Re: [Neo4j] REST results pagination

2011-04-21 Thread Rick Bullotta
Good dialog, btw!

- Reply message -
From: Jacob Hansson ja...@voltvoodoo.com
Date: Thu, Apr 21, 2011 10:06 am
Subject: [Neo4j] REST results pagination
To: Neo4j user discussions user@lists.neo4j.org

On Thu, Apr 21, 2011 at 2:59 PM, Rick Bullotta
rick.bullo...@thingworx.comwrote:

 Fwiw, I think paging is an outdated crutch, for a few reasons:

 1) bandwidth and browser processing/parsing are largely non issues,
 although they used to be


I disagree.
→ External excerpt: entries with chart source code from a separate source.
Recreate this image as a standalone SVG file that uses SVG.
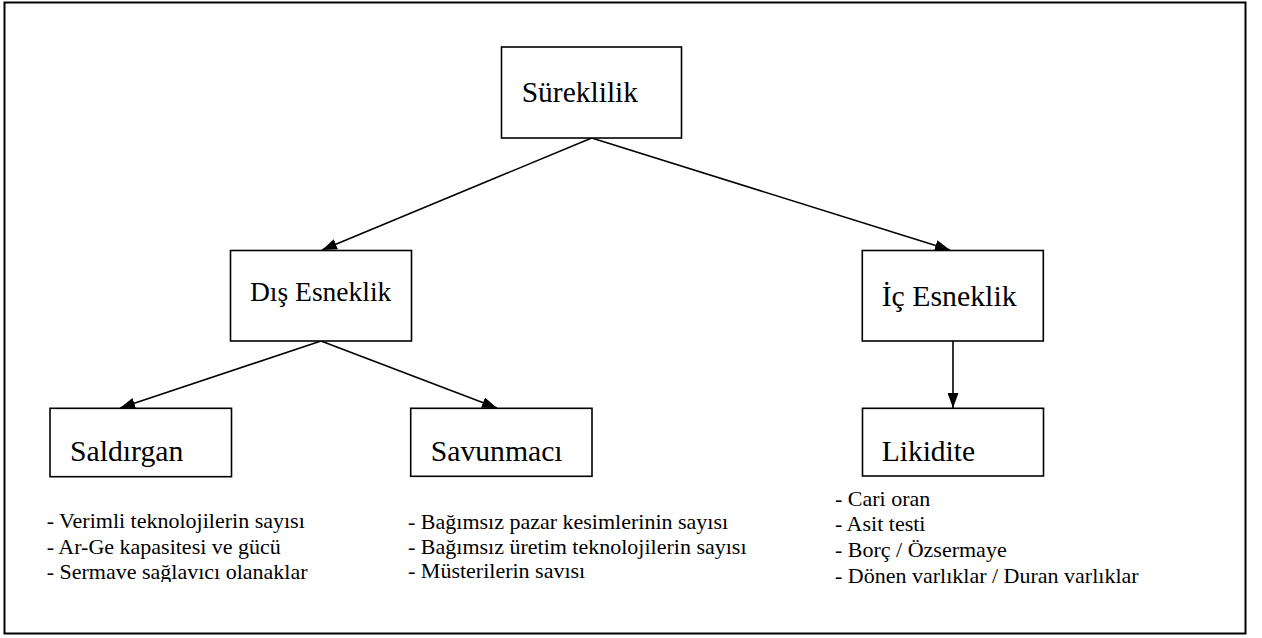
<svg xmlns="http://www.w3.org/2000/svg" width="1262" height="638" viewBox="0 0 1262 638">
<style>
.box{fill:#fff;stroke:#000;stroke-width:1.6}
.lbl{font-family:'Liberation Serif','Times New Roman',serif;fill:#000}
.lst{font-family:'Liberation Serif','Times New Roman',serif;fill:#000;font-size:22px}
.con{stroke:#000;stroke-width:1.6;fill:none;marker-end:url(#arr)}
</style>
<defs>
<marker id="arr" viewBox="0 0 15 11" refX="15" refY="5.5" markerWidth="15" markerHeight="11" markerUnits="userSpaceOnUse" orient="auto">
<path d="M0,0 L15,5.5 L0,11 Z" fill="#000"/>
</marker>
<clipPath id="cut"><rect x="0" y="480" width="1262" height="102"/></clipPath>
</defs>
<rect x="4.5" y="2.5" width="1241" height="631" fill="#fff" stroke="#000" stroke-width="2"/>
<g id="connectors">
<line class="con" x1="591.7" y1="138" x2="322" y2="250"/>
<line class="con" x1="591.7" y1="138" x2="950" y2="250"/>
<line class="con" x1="321" y1="341" x2="120" y2="408"/>
<line class="con" x1="321" y1="341" x2="497" y2="408"/>
<line class="con" x1="953" y1="341" x2="953" y2="408"/>
</g>
<g id="sureklilik">
<rect class="box" x="501.5" y="47" width="180" height="91"/>
<text class="lbl" font-size="29.5" x="521.7" y="101.7">Süreklilik</text>
</g>
<g id="dis-esneklik">
<rect class="box" x="230.5" y="250.5" width="181" height="90.5"/>
<text class="lbl" font-size="27.5" x="250" y="301">Dış Esneklik</text>
</g>
<g id="ic-esneklik">
<rect class="box" x="862.3" y="250.5" width="181" height="90.5"/>
<text class="lbl" font-size="29.8" x="881.7" y="306">İç Esneklik</text>
</g>
<g id="saldirgan">
<rect class="box" x="50" y="408.3" width="181.5" height="68.4"/>
<text class="lbl" font-size="29.7" x="70" y="461">Saldırgan</text>
</g>
<g id="savunmaci">
<rect class="box" x="410.7" y="408.3" width="181.3" height="68"/>
<text class="lbl" font-size="29.7" x="430.7" y="461">Savunmacı</text>
</g>
<g id="likidite">
<rect class="box" x="862.5" y="408.3" width="181" height="67.7"/>
<text class="lbl" font-size="29.5" x="881.7" y="460.7">Likidite</text>
</g>
<g id="saldirgan-list" clip-path="url(#cut)">
<text class="lst" x="46.7" y="528.3">- Verimli teknolojilerin sayısı</text>
<text class="lst" x="46.7" y="554">- Ar-Ge kapasitesi ve gücü</text>
<text class="lst" x="46.7" y="579.3">- Sermave sağlavıcı olanaklar</text>
</g>
<g id="savunmaci-list" clip-path="url(#cut)">
<text class="lst" x="408" y="529">- Bağımsız pazar kesimlerinin sayısı</text>
<text class="lst" x="408" y="554.3">- Bağımsız üretim teknolojilerin sayısı</text>
<text class="lst" x="408" y="578.3">- Müsterilerin savısı</text>
</g>
<g id="likidite-list">
<text class="lst" x="835" y="505.7">- Cari oran</text>
<text class="lst" x="835" y="531">- Asit testi</text>
<text class="lst" x="835" y="556.7">- Borç / Özsermaye</text>
<text class="lst" x="835" y="582.7">- Dönen varlıklar / Duran varlıklar</text>
</g>
</svg>
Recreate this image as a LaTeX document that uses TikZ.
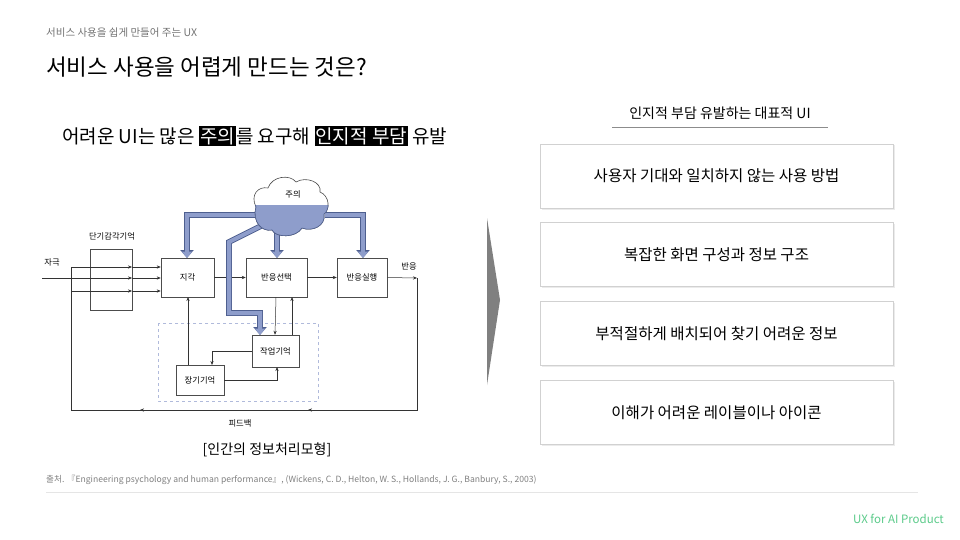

They have improved significantly, for sure, but that is no
reason to download massive amounts of data that will never be used.



 2) human users rarely have the patience (and usability sucks) to go beyond
 2-4 pages of information.  It is far better to allow incrementally refined
 filters and searches to get to a workable subset of data.


I agree with the suckiness of paging and the awesomeness of filtering - but
what do you do when the users filter returns 40 million results? You somehow
have to tell the user that damn, that filter, it returned forty freaking
million results, you need to refine your search buddy.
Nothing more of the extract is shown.